I felt this was one of the better written films of the whole Halloween saga. It was more realistic and didn’t have an over the top story line like many of the sequels before it. You also got much nostalgia from previous John Carpenter Halloween movies such as similar murders to the ones in the first two movies, the kids wearing masks from Halloween III, the use of the ghost costume, and the granddaughter, Alison, being 17 years-old just like Laurie was the original. The more I watch it, the more Easter eggs I find from previous films.
We will find out the next two years if the two sequels following it can live up to the hype. As long as Carpenter is involved I think they have a shot at being something special. Classic horror movies are having a hard time developing new sequels to reach the new generation of viewers. This could be a huge step towards something special or a disappointing turn for die-hard fans.
2. Halloween II (1981)
Direct sequels to classic movies don’t always work out. Fortunately, this one did. I really don’t have a specific reason, but this one stands as my favorite out of the whole series. I love how they started right where they left off at the end of the first one as a continuation of that night of terror. Most sequels would have fast forward to modern times or set a whole new scene.
The revelation when Loomis finds out Laurie is Michael’s sister is the most iconic part of the film. It is up there with Darth Vader revealing to Luke Skywalker that he’s his father. NOT THE SAME THING!!! I don’t want any Star Wars fans coming after me. But similar in the way once the secret was revealed it made sense to the audience why things unfolded the way they did. Michael’s mission was clear and, unfortunately for him, it set up for him to be found.
This was suppose to be the final movie to feature Michael Myers, but thankfully that did not happen. You can’t kill the bogeyman!
1. Halloween (1978)
Ah yes! The very first one tops the list for plenty of reasons. The 1970’s was a decade where horror movies took a huge turning point. Classics such as The Exorcist, The Texas Chainsaw Massacre, Carrie, The Omen, and Dawn of the Dead scared the living hell out of society! These films inspired many other classic and modern day horror movies we see today. Along with this group, Halloween made its mark at the tail end of the 1970’s. It was known as the biggest slasher film since Psycho.
There are many factors that made this movie so successful.
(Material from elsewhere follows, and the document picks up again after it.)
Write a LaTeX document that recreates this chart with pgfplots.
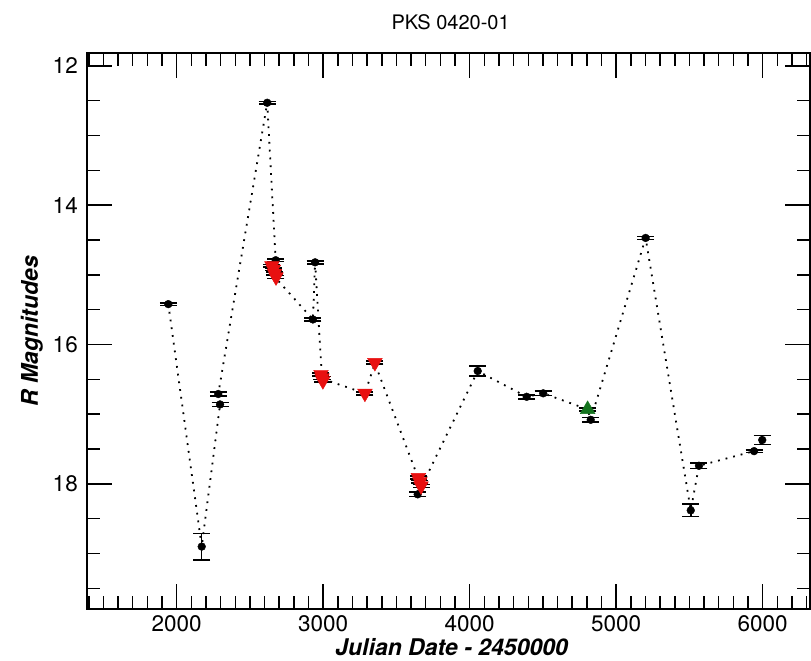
\documentclass[border=0pt]{standalone}
\usepackage{fontspec}
\setmainfont{TeX Gyre Heros}
\usepackage{pgfplots}
\usepackage{pgfplotstable}
\pgfplotsset{compat=1.18}
\definecolor{mred}{RGB}{232,16,16}
\definecolor{mgreen}{RGB}{20,115,30}

\pgfplotstableread{
x y
1943 15.42
2171 18.90
2296 16.86
2284 16.71
2618 12.53
2676 14.79
2678 15.05
2930 15.64
2945 14.82
2992 16.49
3285 16.70
3353 16.27
3660 17.98
3645 18.15
4055 16.38
4389 16.75
4502 16.70
4805 16.93
4826 17.08
5201 14.47
5509 18.38
5565 17.74
5941 17.53
5997 17.37
}\linedata

\pgfplotstableread{
x y e
1943 15.42 0.02
2171 18.90 0.19
2284 16.71 0.03
2296 16.86 0.03
2618 12.53 0.02
2676 14.79 0.02
2930 15.64 0.02
2945 14.82 0.02
3645 18.15 0.03
4055 16.38 0.07
4389 16.75 0.03
4502 16.70 0.03
4826 17.08 0.03
5201 14.47 0.02
5509 18.38 0.09
5565 17.74 0.04
5941 17.53 0.02
5997 17.37 0.065
}\blackdata

\pgfplotstableread{
x y e
2650 14.87 0.02
2660 14.92 0.02
2668 14.98 0.02
2678 15.03 0.02
2985 16.43 0.02
2992 16.48 0.02
2998 16.52 0.02
3285 16.70 0.02
3353 16.26 0.02
3650 17.91 0.02
3660 17.97 0.02
3668 18.03 0.02
}\reddata

\pgfplotstableread{
x y e
4805 16.93 0.02
}\greendata

\begin{document}
\begin{tikzpicture}
\begin{axis}[
  name=ax, at={(0,0)}, anchor=south west,
  scale only axis, width=722.7pt, height=556pt,
  xmin=1390, xmax=6323, ymin=11.82, ymax=19.80, y dir=reverse,
  xtick={2000,3000,4000,5000,6000},
  minor xtick={1400,1500,...,6300},
  ytick={12,14,16,18},
  minor ytick={12,12.5,...,19.5},
  tick align=inside,
  major tick length=25pt, minor tick length=13pt,
  every tick/.style={black, line width=1.5pt},
  axis line style={line width=2pt},
  ticklabel style={font=\fontsize{22.5}{24}\selectfont},
  /pgf/number format/assume math mode=true,
  /pgf/number format/1000 sep={},
  xticklabel style={yshift=-2.5pt},
  yticklabel style={xshift=-6pt},
  clip=false,
]
\addplot[black, line width=1.8pt, dash pattern=on 1.8pt off 6pt] table[x=x,y=y] {\linedata};
\addplot[only marks, mark=*, mark size=3.9pt, black,
  error bars/.cd, y dir=both, y explicit,
  error bar style={line width=1.5pt, black},
  error mark options={rotate=90, mark size=8.5pt, line width=1.6pt, black}]
  table[x=x,y=y,y error=e] {\blackdata};
\addplot[only marks, mark=triangle*, mark size=8.5pt, mred,
  mark options={rotate=180, fill=mred, draw=mred},
  error bars/.cd, y dir=both, y explicit,
  error bar style={line width=1.5pt, black},
  error mark options={rotate=90, mark size=8.5pt, line width=1.6pt, black}]
  table[x=x,y=y,y error=e] {\reddata};
\addplot[only marks, mark=triangle*, mark size=8.5pt, mgreen,
  mark options={fill=mgreen, draw=mgreen},
  error bars/.cd, y dir=both, y explicit,
  error bar style={line width=1.5pt, black},
  error mark options={rotate=90, mark size=8.5pt, line width=1.6pt, black}]
  table[x=x,y=y,y error=e] {\greendata};
\end{axis}
\node[anchor=base, font=\fontsize{20}{22}\selectfont] at ([xshift=2pt,yshift=24pt]ax.north) {PKS 0420-01};
\node[anchor=base, font=\fontsize{23}{25}\selectfont\bfseries\itshape] at ([xshift=3pt,yshift=-46.5pt]ax.south) {Julian Date - 2450000};
\node[anchor=base, rotate=90, font=\fontsize{23}{25}\selectfont\bfseries\itshape] at ([xshift=-49.3pt]ax.west) {R Magnitudes};
\pgfresetboundingbox
\path ([xshift=-87.3pt,yshift=-51.7pt]ax.south west) rectangle ([xshift=1pt,yshift=53.3pt]ax.north east);
\end{tikzpicture}
\end{document}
The camera work, the lighting, the music, and scenery all really meshed well together. It was like an ordinary neighborhood in an ordinary house where things went terribly wrong. The mystery behind Michael really grabbed the audience. Why at such a young age did he want to kill? Why is he wearing a mask? Why doesn’t he speak? What is his motive? It was a plot you didn’t see in many movies back at that time. Maybe even the first of its kind. But I am not a film expert so I don’t want to assume.
I think one of the reasons it was viewed as so horrifying, especially back in that time period, is the thought that something like this could really happen. You watch many horror films and much of the action is completely unrealistic. Zombies aren’t just going to come out of nowhere and kill you. Carrie, a movie made from a Stephen King book about a girl with telekinetic powers, would never happen. However, a masked man with a knife going around killing teenagers on Halloween night could happen. If you are a teenager or young adult who lived in a similar quiet neighborhood as Haddonfield, that could terrify you.
No matter what way you look at it, when it comes to horror movies Halloween will stand the test of time. They could make up to 30 different sequels, and fans will still refer to the original as a pioneer to classic horror flicks. Michael Myers will forever be an iconic part of the Halloween season. Do you believe in the bogeyman? Because I love him!